*SET EXERCISE*
Set down each line of the material that follows, exactly, with no pictures.

----------

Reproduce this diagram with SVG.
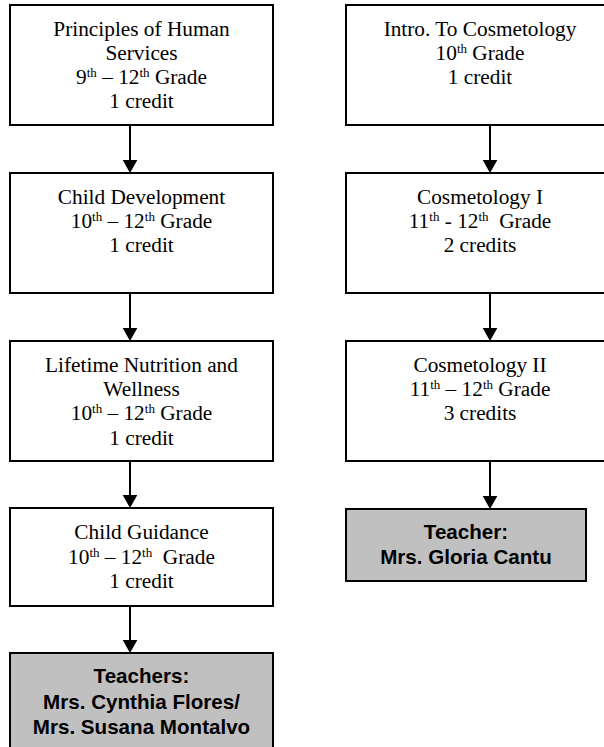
<svg xmlns="http://www.w3.org/2000/svg" width="604" height="747" viewBox="0 0 604 747">
<defs>
<style>
.box{fill:#ffffff;stroke:#000000;stroke-width:2}
.gray{fill:#c0c0c0;stroke:#000000;stroke-width:2}
.t{font-family:"Liberation Serif","Times New Roman",serif;font-size:21.3px;fill:#000;text-anchor:middle}
.b{font-family:"Liberation Sans",Arial,sans-serif;font-size:20.6px;font-weight:bold;fill:#000;text-anchor:middle}
.sup{font-size:13px}
.conn{stroke:#000;stroke-width:2;fill:none;marker-end:url(#arr)}
</style>
<marker id="arr" markerUnits="userSpaceOnUse" markerWidth="14" markerHeight="16" refX="3" refY="7.3" orient="auto">
<path d="M0,0 L13,7.3 L0,14.6 z" fill="#000"/>
</marker>
</defs>
<rect width="604" height="747" fill="#ffffff"/>
<g id="connectors">
<line class="conn" x1="130" y1="125" x2="130" y2="163"/>
<line class="conn" x1="130" y1="293" x2="130" y2="331"/>
<line class="conn" x1="130" y1="461" x2="130" y2="498"/>
<line class="conn" x1="130" y1="606" x2="130" y2="643"/>
<line class="conn" x1="490" y1="125" x2="490" y2="163"/>
<line class="conn" x1="490" y1="293" x2="490" y2="331"/>
<line class="conn" x1="490" y1="461" x2="490" y2="499"/>
</g>
<g id="principles">
<rect class="box" x="10" y="5" width="263" height="120"/>
<text class="t" x="141.5" y="35.7">Principles of Human</text>
<text class="t" x="141.5" y="60">Services</text>
<text class="t" x="141.5" y="84.3">9<tspan class="sup" dy="-7">th</tspan><tspan dy="7"> – 12</tspan><tspan class="sup" dy="-7">th</tspan><tspan dy="7"> Grade</tspan></text>
<text class="t" x="141.5" y="108.3">1 credit</text>
</g>
<g id="child-development">
<rect class="box" x="10" y="173" width="263" height="120"/>
<text class="t" x="141.5" y="204">Child Development</text>
<text class="t" x="141.5" y="228">10<tspan class="sup" dy="-7">th</tspan><tspan dy="7"> – 12</tspan><tspan class="sup" dy="-7">th</tspan><tspan dy="7"> Grade</tspan></text>
<text class="t" x="141.5" y="252">1 credit</text>
</g>
<g id="lifetime-nutrition">
<rect class="box" x="10" y="341" width="263" height="120"/>
<text class="t" x="141.5" y="371.7">Lifetime Nutrition and</text>
<text class="t" x="141.5" y="396">Wellness</text>
<text class="t" x="141.5" y="420.3">10<tspan class="sup" dy="-7">th</tspan><tspan dy="7"> – 12</tspan><tspan class="sup" dy="-7">th</tspan><tspan dy="7"> Grade</tspan></text>
<text class="t" x="141.5" y="444.6">1 credit</text>
</g>
<g id="child-guidance">
<rect class="box" x="10" y="508" width="263" height="98"/>
<text class="t" x="141.5" y="539.3">Child Guidance</text>
<text class="t" x="141.5" y="563.5" xml:space="preserve">10<tspan class="sup" dy="-7">th</tspan><tspan dy="7"> – 12</tspan><tspan class="sup" dy="-7">th</tspan><tspan dy="7">  Grade</tspan></text>
<text class="t" x="141.5" y="587.6">1 credit</text>
</g>
<g id="teachers-left">
<rect class="gray" x="10" y="653" width="263" height="110"/>
<text class="b" x="141.5" y="683">Teachers:</text>
<text class="b" x="141.5" y="708.5">Mrs. Cynthia Flores/</text>
<text class="b" x="141.5" y="734">Mrs. Susana Montalvo</text>
</g>
<g id="intro-cosmetology">
<rect class="box" x="346" y="5" width="268" height="120"/>
<text class="t" x="480" y="35.7">Intro. To Cosmetology</text>
<text class="t" x="480" y="60">10<tspan class="sup" dy="-7">th</tspan><tspan dy="7"> Grade</tspan></text>
<text class="t" x="480" y="84.3">1 credit</text>
</g>
<g id="cosmetology-1">
<rect class="box" x="346" y="173" width="268" height="120"/>
<text class="t" x="480" y="204">Cosmetology I</text>
<text class="t" x="480" y="228.3" xml:space="preserve">11<tspan class="sup" dy="-7">th</tspan><tspan dy="7"> - 12</tspan><tspan class="sup" dy="-7">th</tspan><tspan dy="7">  Grade</tspan></text>
<text class="t" x="480" y="252">2 credits</text>
</g>
<g id="cosmetology-2">
<rect class="box" x="346" y="341" width="268" height="120"/>
<text class="t" x="480" y="371.7">Cosmetology II</text>
<text class="t" x="480" y="396">11<tspan class="sup" dy="-7">th</tspan><tspan dy="7"> – 12</tspan><tspan class="sup" dy="-7">th</tspan><tspan dy="7"> Grade</tspan></text>
<text class="t" x="480" y="420.3">3 credits</text>
</g>
<g id="teacher-right">
<rect class="gray" x="346" y="509" width="240" height="72"/>
<text class="b" x="466" y="539">Teacher:</text>
<text class="b" x="466" y="564">Mrs. Gloria Cantu</text>
</g>
</svg>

----------

*REPLY*
Reproduce this diagram with SVG.
<svg xmlns="http://www.w3.org/2000/svg" width="604" height="747" viewBox="0 0 604 747">
<defs>
<style>
.box{fill:#ffffff;stroke:#000000;stroke-width:2}
.gray{fill:#c0c0c0;stroke:#000000;stroke-width:2}
.t{font-family:"Liberation Serif","Times New Roman",serif;font-size:21.3px;fill:#000;text-anchor:middle}
.b{font-family:"Liberation Sans",Arial,sans-serif;font-size:20.6px;font-weight:bold;fill:#000;text-anchor:middle}
.sup{font-size:13px}
.conn{stroke:#000;stroke-width:2;fill:none;marker-end:url(#arr)}
</style>
<marker id="arr" markerUnits="userSpaceOnUse" markerWidth="14" markerHeight="16" refX="3" refY="7.3" orient="auto">
<path d="M0,0 L13,7.3 L0,14.6 z" fill="#000"/>
</marker>
</defs>
<rect width="604" height="747" fill="#ffffff"/>
<g id="connectors">
<line class="conn" x1="130" y1="125" x2="130" y2="163"/>
<line class="conn" x1="130" y1="293" x2="130" y2="331"/>
<line class="conn" x1="130" y1="461" x2="130" y2="498"/>
<line class="conn" x1="130" y1="606" x2="130" y2="643"/>
<line class="conn" x1="490" y1="125" x2="490" y2="163"/>
<line class="conn" x1="490" y1="293" x2="490" y2="331"/>
<line class="conn" x1="490" y1="461" x2="490" y2="499"/>
</g>
<g id="principles">
<rect class="box" x="10" y="5" width="263" height="120"/>
<text class="t" x="141.5" y="35.7">Principles of Human</text>
<text class="t" x="141.5" y="60">Services</text>
<text class="t" x="141.5" y="84.3">9<tspan class="sup" dy="-7">th</tspan><tspan dy="7"> – 12</tspan><tspan class="sup" dy="-7">th</tspan><tspan dy="7"> Grade</tspan></text>
<text class="t" x="141.5" y="108.3">1 credit</text>
</g>
<g id="child-development">
<rect class="box" x="10" y="173" width="263" height="120"/>
<text class="t" x="141.5" y="204">Child Development</text>
<text class="t" x="141.5" y="228">10<tspan class="sup" dy="-7">th</tspan><tspan dy="7"> – 12</tspan><tspan class="sup" dy="-7">th</tspan><tspan dy="7"> Grade</tspan></text>
<text class="t" x="141.5" y="252">1 credit</text>
</g>
<g id="lifetime-nutrition">
<rect class="box" x="10" y="341" width="263" height="120"/>
<text class="t" x="141.5" y="371.7">Lifetime Nutrition and</text>
<text class="t" x="141.5" y="396">Wellness</text>
<text class="t" x="141.5" y="420.3">10<tspan class="sup" dy="-7">th</tspan><tspan dy="7"> – 12</tspan><tspan class="sup" dy="-7">th</tspan><tspan dy="7"> Grade</tspan></text>
<text class="t" x="141.5" y="444.6">1 credit</text>
</g>
<g id="child-guidance">
<rect class="box" x="10" y="508" width="263" height="98"/>
<text class="t" x="141.5" y="539.3">Child Guidance</text>
<text class="t" x="141.5" y="563.5" xml:space="preserve">10<tspan class="sup" dy="-7">th</tspan><tspan dy="7"> – 12</tspan><tspan class="sup" dy="-7">th</tspan><tspan dy="7">  Grade</tspan></text>
<text class="t" x="141.5" y="587.6">1 credit</text>
</g>
<g id="teachers-left">
<rect class="gray" x="10" y="653" width="263" height="110"/>
<text class="b" x="141.5" y="683">Teachers:</text>
<text class="b" x="141.5" y="708.5">Mrs. Cynthia Flores/</text>
<text class="b" x="141.5" y="734">Mrs. Susana Montalvo</text>
</g>
<g id="intro-cosmetology">
<rect class="box" x="346" y="5" width="268" height="120"/>
<text class="t" x="480" y="35.7">Intro. To Cosmetology</text>
<text class="t" x="480" y="60">10<tspan class="sup" dy="-7">th</tspan><tspan dy="7"> Grade</tspan></text>
<text class="t" x="480" y="84.3">1 credit</text>
</g>
<g id="cosmetology-1">
<rect class="box" x="346" y="173" width="268" height="120"/>
<text class="t" x="480" y="204">Cosmetology I</text>
<text class="t" x="480" y="228.3" xml:space="preserve">11<tspan class="sup" dy="-7">th</tspan><tspan dy="7"> - 12</tspan><tspan class="sup" dy="-7">th</tspan><tspan dy="7">  Grade</tspan></text>
<text class="t" x="480" y="252">2 credits</text>
</g>
<g id="cosmetology-2">
<rect class="box" x="346" y="341" width="268" height="120"/>
<text class="t" x="480" y="371.7">Cosmetology II</text>
<text class="t" x="480" y="396">11<tspan class="sup" dy="-7">th</tspan><tspan dy="7"> – 12</tspan><tspan class="sup" dy="-7">th</tspan><tspan dy="7"> Grade</tspan></text>
<text class="t" x="480" y="420.3">3 credits</text>
</g>
<g id="teacher-right">
<rect class="gray" x="346" y="509" width="240" height="72"/>
<text class="b" x="466" y="539">Teacher:</text>
<text class="b" x="466" y="564">Mrs. Gloria Cantu</text>
</g>
</svg>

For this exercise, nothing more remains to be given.